What is being asked: Repeat exactly, please, the lines that begin at the start of the listing and end at the line holding "mark size=8.5bp] plot".

Collected material:
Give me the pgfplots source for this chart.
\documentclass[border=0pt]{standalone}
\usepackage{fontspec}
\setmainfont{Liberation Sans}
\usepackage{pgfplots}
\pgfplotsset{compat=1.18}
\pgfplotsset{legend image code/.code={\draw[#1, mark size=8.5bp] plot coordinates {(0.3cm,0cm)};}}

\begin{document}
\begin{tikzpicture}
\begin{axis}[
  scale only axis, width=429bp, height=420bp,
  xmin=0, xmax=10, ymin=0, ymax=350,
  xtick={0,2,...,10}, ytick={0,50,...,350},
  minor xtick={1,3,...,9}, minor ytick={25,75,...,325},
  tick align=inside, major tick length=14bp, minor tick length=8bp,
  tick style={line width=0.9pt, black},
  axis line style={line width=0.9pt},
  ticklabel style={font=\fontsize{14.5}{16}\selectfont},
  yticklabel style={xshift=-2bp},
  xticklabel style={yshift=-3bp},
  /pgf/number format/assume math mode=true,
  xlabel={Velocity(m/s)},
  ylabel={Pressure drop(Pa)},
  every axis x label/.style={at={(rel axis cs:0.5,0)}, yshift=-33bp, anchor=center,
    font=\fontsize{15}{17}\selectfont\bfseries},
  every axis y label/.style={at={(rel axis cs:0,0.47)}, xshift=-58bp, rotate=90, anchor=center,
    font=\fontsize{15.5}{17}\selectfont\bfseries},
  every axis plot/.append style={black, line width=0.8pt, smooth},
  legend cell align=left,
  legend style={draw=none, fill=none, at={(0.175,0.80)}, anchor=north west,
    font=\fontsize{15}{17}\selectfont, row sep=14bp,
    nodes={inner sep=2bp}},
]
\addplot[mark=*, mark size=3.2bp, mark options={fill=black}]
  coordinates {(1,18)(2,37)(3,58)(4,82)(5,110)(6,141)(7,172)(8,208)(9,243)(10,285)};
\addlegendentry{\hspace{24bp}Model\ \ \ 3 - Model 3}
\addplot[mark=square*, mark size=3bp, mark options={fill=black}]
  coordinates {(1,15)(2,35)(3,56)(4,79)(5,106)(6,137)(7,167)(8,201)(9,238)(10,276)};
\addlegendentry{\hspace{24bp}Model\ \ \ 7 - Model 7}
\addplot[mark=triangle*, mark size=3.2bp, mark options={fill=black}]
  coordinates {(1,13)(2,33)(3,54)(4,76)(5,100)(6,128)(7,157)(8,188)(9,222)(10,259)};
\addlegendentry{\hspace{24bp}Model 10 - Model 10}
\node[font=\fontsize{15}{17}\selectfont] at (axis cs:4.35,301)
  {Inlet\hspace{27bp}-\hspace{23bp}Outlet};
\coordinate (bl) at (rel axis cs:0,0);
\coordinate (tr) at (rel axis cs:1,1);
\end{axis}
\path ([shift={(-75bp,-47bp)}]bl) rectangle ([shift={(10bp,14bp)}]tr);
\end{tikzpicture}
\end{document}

Finished task:
Give me the pgfplots source for this chart.
\documentclass[border=0pt]{standalone}
\usepackage{fontspec}
\setmainfont{Liberation Sans}
\usepackage{pgfplots}
\pgfplotsset{compat=1.18}
\pgfplotsset{legend image code/.code={\draw[#1, mark size=8.5bp] plot coordinates {(0.3cm,0cm)};}}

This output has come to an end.